→ Stated goal
Under this line sits a listing. Repeat exactly and only its lines from the one holding "Emit a Python" through the one holding "zorder=4, clip_on=False)"; skip pictures.

= = = = =

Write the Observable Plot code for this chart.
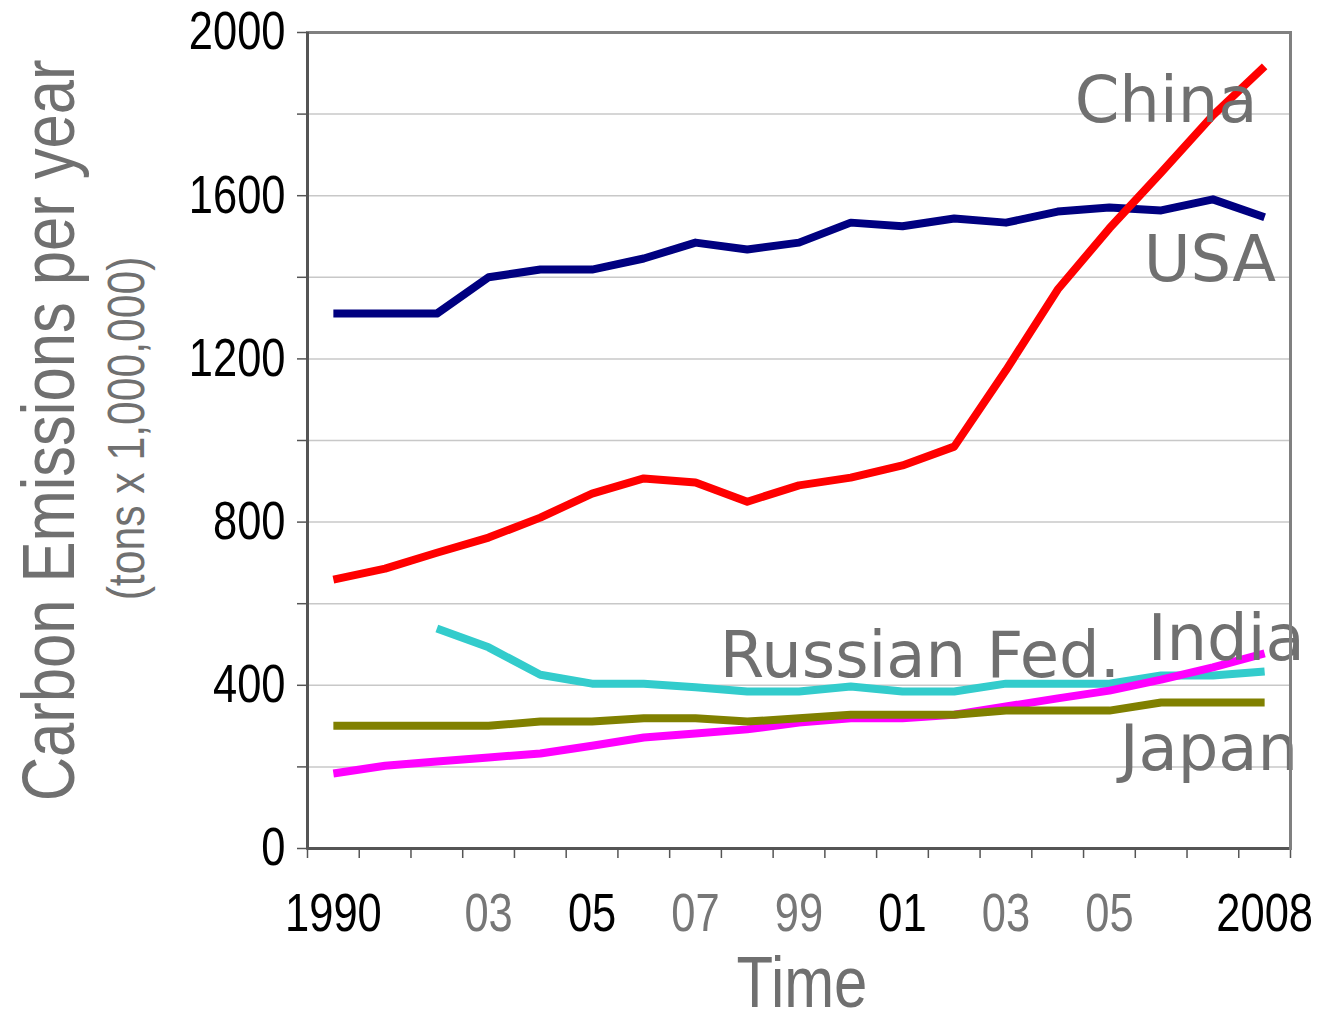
<!DOCTYPE html>
<html>
<head>
<meta charset="utf-8">
<script src="https://cdn.jsdelivr.net/npm/d3@7"></script>
<script src="https://cdn.jsdelivr.net/npm/@observablehq/plot@0.6"></script>
<style>
  html, body { margin: 0; padding: 0; background: #fff; }
  #chart svg { display: block; }
</style>
</head>
<body>
<div id="chart"></div>
<script>
// ---- Data ----
const years = [1990,1991,1992,1993,1994,1995,1996,1997,1998,1999,2000,2001,2002,2003,2004,2005,2006,2007,2008];

const usa    = [1311,1311,1311,1400,1419,1419,1446,1485,1468,1485,1534,1525,1544,1534,1561,1571,1564,1591,1547];
const china  = [659,686,725,762,811,870,907,897,850,890,909,939,985,1172,1370,1520,1657,1797,1917];
const russia = [null,null,539,493,426,404,404,395,385,385,397,385,385,404,404,404,424,424,434];
const india  = [184,203,213,223,233,252,272,282,292,309,319,319,328,348,368,387,414,444,478];
const japan  = [301,301,301,301,311,311,319,319,311,319,328,328,328,338,338,338,358,358,358];

const seriesNames  = ["USA", "China", "Russian Fed.", "India", "Japan"];
const seriesValues = [usa, china, russia, india, japan];
const seriesColors = ["#000080", "#ff0000", "#33cccc", "#ff00ff", "#808000"];

const yTickValues = [0, 400, 800, 1200, 1600, 2000];
const yMinorTicks = [0, 200, 400, 600, 800, 1000, 1200, 1400, 1600, 1800, 2000];
const gridValues  = [200, 400, 600, 800, 1000, 1200, 1400, 1600, 1800];

const xLabelYears = [1990, 1993, 1995, 1997, 1999, 2001, 2003, 2005, 2008];
const xLabelTexts = ["1990", "03", "05", "07", "99", "01", "03", "05", "2008"];
const xLabelDark  = [true, false, true, false, false, true, false, false, true];

// ---- Build table ----
const rows = [];
seriesNames.forEach((name, s) => {
  years.forEach((yr, i) => rows.push({name, year: yr, value: seriesValues[s][i]}));
});
// draw order bottom -> top
const drawOrder = ["USA", "China", "Russian Fed.", "India", "Japan"];

const lastPoints = seriesNames.map((name, s) => ({name, year: years[years.length - 1], value: seriesValues[s][years.length - 1]}));
// label offsets (pixels) from each series' last point
const labelOffsets = {
  "China":        {dx: -190, dy: 56},
  "USA":          {dx: -121, dy: 64},
  "Russian Fed.": {dx: -545, dy: 6},
  "India":        {dx: -117, dy: 7},
  "Japan":        {dx: -145, dy: 68}
};

const boundaries = years.map(y => y - 0.5).concat([years[years.length - 1] + 0.5]);
const xDomain = [boundaries[0], boundaries[boundaries.length - 1]];
const xLabels = xLabelYears.map((y, i) => ({year: y, text: xLabelTexts[i], dark: xLabelDark[i]}));

const narrow = "'Liberation Sans Narrow', 'Liberation Sans', Arial, sans-serif";
const labelFont = "'DejaVu Sans', Verdana, sans-serif";
const gray = "#707070";

const marks = [
  Plot.gridY(gridValues, {stroke: "#c8c8c8", strokeOpacity: 1, strokeWidth: 1.5}),
  Plot.frame({stroke: "#808080", strokeWidth: 3}),
  ...drawOrder.map(name => Plot.line(rows.filter(r => r.name === name), {
    x: "year", y: "value", stroke: "name",
    strokeWidth: 8, strokeLinejoin: "round", strokeLinecap: "butt"
  })),
  Plot.ruleX([xDomain[0]], {stroke: "#555", strokeWidth: 3}),
  Plot.ruleY([0], {stroke: "#555", strokeWidth: 3}),
  // y minor ticks
  Plot.axisY({ticks: yMinorTicks, tickSize: 10, tickFormat: () => "", label: null, stroke: "#555", strokeWidth: 1.5}),
  // y labels
  Plot.axisY({ticks: yTickValues, tickSize: 0, tickPadding: 22, label: null,
    fontSize: 53, fontFamily: narrow, fill: "#000", tickFormat: d => String(d)}),
  // x tick marks at band boundaries
  Plot.axisX({ticks: boundaries, tickSize: 10, tickFormat: () => "", label: null, stroke: "#555", strokeWidth: 1.5}),
  // x labels
  Plot.text(xLabels, {
    x: "year", frameAnchor: "bottom", text: "text", dy: 82, lineAnchor: "bottom",
    fontSize: 53, fontFamily: narrow, fill: d => d.dark ? "#000" : "#777"
  }),
  // axis titles
  Plot.text(["Time"], {
    frameAnchor: "bottom", text: d => d, dx: 3, dy: 158, lineAnchor: "bottom", textAnchor: "middle",
    fontSize: 73, fontFamily: narrow, fill: gray
  }),
  Plot.text(["Carbon Emissions per year"], {
    frameAnchor: "left", text: d => d, rotate: -90, dx: -258, dy: -10, lineAnchor: "middle", textAnchor: "middle",
    fontSize: 75, fontFamily: narrow, fill: gray
  }),
  Plot.text(["(tons x 1,000,000)"], {
    frameAnchor: "left", text: d => d, rotate: -90, dx: -180, dy: -12, lineAnchor: "middle", textAnchor: "middle",
    fontSize: 52, fontFamily: narrow, fill: gray
  }),
  // series labels
  ...lastPoints.map(p => Plot.text([p], {
    x: "year", y: "value", text: "name", textAnchor: "start", lineAnchor: "bottom",
    dx: labelOffsets[p.name].dx, dy: labelOffsets[p.name].dy,
    fontSize: 64, fontFamily: labelFont, fill: gray
  })),
  Plot.frame({anchor: "right", stroke: "#808080", strokeWidth: 3})
];

const chart = Plot.plot({
  width: 1323,
  height: 1012,
  marginLeft: 307,
  marginRight: 33,
  marginTop: 32,
  marginBottom: 164,
  style: {background: "#fff", fontFamily: narrow, overflow: "visible"},
  x: {type: "linear", domain: xDomain},
  y: {domain: [0, 2000]},
  color: {domain: seriesNames, range: seriesColors},
  marks
});
document.getElementById("chart").appendChild(chart);

// Emulate a narrow (condensed) face: compress the Liberation Sans texts horizontally
const condense = 0.82;
chart.querySelectorAll("text").forEach(t => {
  const ff = getComputedStyle(t).fontFamily || "";
  if (!ff.includes("Narrow")) return;
  const len = t.getComputedTextLength();
  if (!len) return;
  t.setAttribute("textLength", (len * condense).toFixed(2));
  t.setAttribute("lengthAdjust", "spacingAndGlyphs");
});
</script>
</body>
</html>
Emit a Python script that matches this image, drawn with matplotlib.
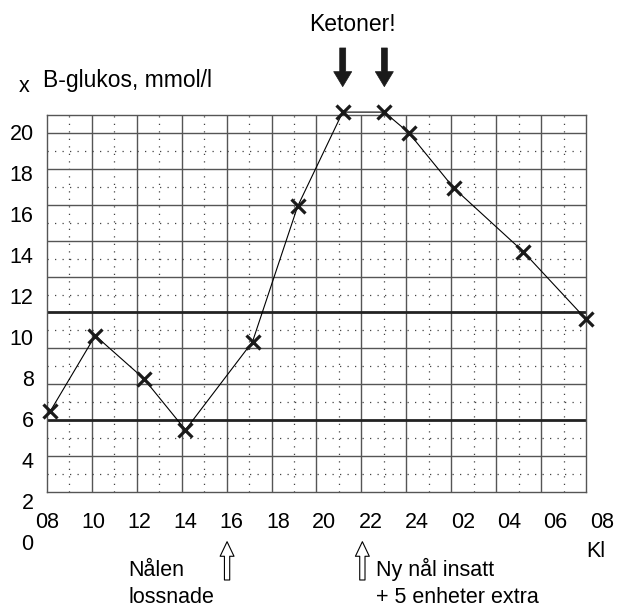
import matplotlib
matplotlib.use("Agg")
import matplotlib.pyplot as plt
import matplotlib.transforms as mtransforms

# readings: clock time in hours (night hours counted past 24) and B-glukos in mmol/l
times = [8.15, 10.1, 12.2, 14.0, 16.9, 18.85, 20.8, 22.6, 23.65, 25.6, 28.6, 31.32]
glucose = [6.5, 10.2, 8.1, 5.6, 9.9, 16.5, 21.1, 21.1, 20.1, 17.4, 14.3, 11.0]

hour_ticks = list(range(8, 33, 2))
hour_labels = ["08", "10", "12", "14", "16", "18", "20", "22", "24", "02", "04", "06", "08"]
glucose_ticks = list(range(0, 21, 2))

ketone_times = [20.8, 22.6]
needle_loose = 15.8
needle_new = 21.65

plt.rcParams["font.family"] = ["Liberation Sans", "DejaVu Sans"]
FS = 15.5

fig = plt.figure(figsize=(6.19, 6.08), dpi=100)
ax = fig.add_axes([0.0759, 0.1908, 0.8708, 0.6201])
ax.set_xlim(8.013, 31.32)
ax.set_ylim(2.57, 20.96)
ax.set_xticks([])
ax.set_yticks([])
for sp in ax.spines.values():
    sp.set_color("#555555")
    sp.set_linewidth(1.0)

# graph paper: 12 columns / 10.5 rows, dotted half lines
for k in range(1, 24):
    f = k / 24
    if k % 2 == 0:
        ax.plot([f, f], [0, 1], transform=ax.transAxes, color="#555555", lw=1.0, zorder=1)
    else:
        ax.plot([f, f], [0, 1], transform=ax.transAxes, color="#444444", lw=0.9,
                ls=(0, (1, 5)), zorder=1)
for k in range(1, 21):
    f = k / 21
    if k in (4, 10):
        ax.plot([0, 1], [f, f], transform=ax.transAxes, color="#222222", lw=2.0, zorder=2)
    elif k % 2 == 0:
        ax.plot([0, 1], [f, f], transform=ax.transAxes, color="#555555", lw=1.0, zorder=1)
    else:
        ax.plot([0, 1], [f, f], transform=ax.transAxes, color="#444444", lw=0.9,
                ls=(0, (1, 5)), zorder=1)

# glucose curve
ax.plot(times, glucose, color="black", lw=0.8, zorder=3, clip_on=False)
ax.plot(times, glucose, ls="none", marker="x", ms=9.5, mew=2.3, color="#1a1a1a",
        zorder=4, clip_on=False)

# tick labels drawn as text (some lie outside the frame)
xtrans = mtransforms.blended_transform_factory(ax.transData, ax.transAxes)
for h, lab in zip(hour_ticks, hour_labels):
    ax.text(h, -0.0796, lab, transform=xtrans, ha="center", va="center", fontsize=FS)
ytrans = mtransforms.blended_transform_factory(ax.transAxes, ax.transData)
for v in glucose_ticks:
    ax.text(-0.025, v, str(v), transform=ytrans, ha="right", va="center", fontsize=FS)

fig.text(1.0 - 33 / 619, 1 - 557 / 608, "Kl", fontsize=FS, ha="left", va="baseline")
fig.text(24 / 619, 1 - 92 / 608, "x", fontsize=FS, ha="center", va="baseline")
fig.text(43.3 / 619, 1 - 86.7 / 608, "B-glukos, mmol/l", fontsize=16.5, ha="left", va="baseline")
fig.text(352.5 / 619, 1 - 30.7 / 608, "Ketoner!", fontsize=16.5, ha="center", va="baseline")

# ketone arrows
for t in ketone_times:
    ax.annotate("", xy=(t, 1.0751), xytext=(t, 1.1777),
                xycoords=("data", "axes fraction"), textcoords=("data", "axes fraction"),
                annotation_clip=False,
                arrowprops=dict(arrowstyle="simple,head_length=10.8,head_width=13,tail_width=4.3",
                                mutation_scale=1, fc="#1a1a1a", ec="#1a1a1a", lw=0.5,
                                shrinkA=0, shrinkB=0))

# needle events
for t in (needle_loose, needle_new):
    ax.annotate("", xy=(t, -0.1318), xytext=(t, -0.2334),
                xycoords=("data", "axes fraction"), textcoords=("data", "axes fraction"),
                annotation_clip=False,
                arrowprops=dict(arrowstyle="simple,head_length=10.5,head_width=10,tail_width=3.8",
                                mutation_scale=1, fc="white", ec="black", lw=0.8,
                                shrinkA=0, shrinkB=0))

fig.text(128 / 619, 1 - 576 / 608, "Nålen", fontsize=FS, ha="left", va="baseline")
fig.text(128 / 619, 1 - 603 / 608, "lossnade", fontsize=FS, ha="left", va="baseline")
fig.text(376 / 619, 1 - 576 / 608, "Ny nål insatt", fontsize=FS, ha="left", va="baseline")
fig.text(376 / 619, 1 - 603 / 608, "+ 5 enheter extra", fontsize=FS, ha="left", va="baseline")

fig.savefig("out.png", dpi=100)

= = = = =

→ Written response
Emit a Python script that matches this image, drawn with matplotlib.
import matplotlib
matplotlib.use("Agg")
import matplotlib.pyplot as plt
import matplotlib.transforms as mtransforms

# readings: clock time in hours (night hours counted past 24) and B-glukos in mmol/l
times = [8.15, 10.1, 12.2, 14.0, 16.9, 18.85, 20.8, 22.6, 23.65, 25.6, 28.6, 31.32]
glucose = [6.5, 10.2, 8.1, 5.6, 9.9, 16.5, 21.1, 21.1, 20.1, 17.4, 14.3, 11.0]

hour_ticks = list(range(8, 33, 2))
hour_labels = ["08", "10", "12", "14", "16", "18", "20", "22", "24", "02", "04", "06", "08"]
glucose_ticks = list(range(0, 21, 2))

ketone_times = [20.8, 22.6]
needle_loose = 15.8
needle_new = 21.65

plt.rcParams["font.family"] = ["Liberation Sans", "DejaVu Sans"]
FS = 15.5

fig = plt.figure(figsize=(6.19, 6.08), dpi=100)
ax = fig.add_axes([0.0759, 0.1908, 0.8708, 0.6201])
ax.set_xlim(8.013, 31.32)
ax.set_ylim(2.57, 20.96)
ax.set_xticks([])
ax.set_yticks([])
for sp in ax.spines.values():
    sp.set_color("#555555")
    sp.set_linewidth(1.0)

# graph paper: 12 columns / 10.5 rows, dotted half lines
for k in range(1, 24):
    f = k / 24
    if k % 2 == 0:
        ax.plot([f, f], [0, 1], transform=ax.transAxes, color="#555555", lw=1.0, zorder=1)
    else:
        ax.plot([f, f], [0, 1], transform=ax.transAxes, color="#444444", lw=0.9,
                ls=(0, (1, 5)), zorder=1)
for k in range(1, 21):
    f = k / 21
    if k in (4, 10):
        ax.plot([0, 1], [f, f], transform=ax.transAxes, color="#222222", lw=2.0, zorder=2)
    elif k % 2 == 0:
        ax.plot([0, 1], [f, f], transform=ax.transAxes, color="#555555", lw=1.0, zorder=1)
    else:
        ax.plot([0, 1], [f, f], transform=ax.transAxes, color="#444444", lw=0.9,
                ls=(0, (1, 5)), zorder=1)

# glucose curve
ax.plot(times, glucose, color="black", lw=0.8, zorder=3, clip_on=False)
ax.plot(times, glucose, ls="none", marker="x", ms=9.5, mew=2.3, color="#1a1a1a",
        zorder=4, clip_on=False)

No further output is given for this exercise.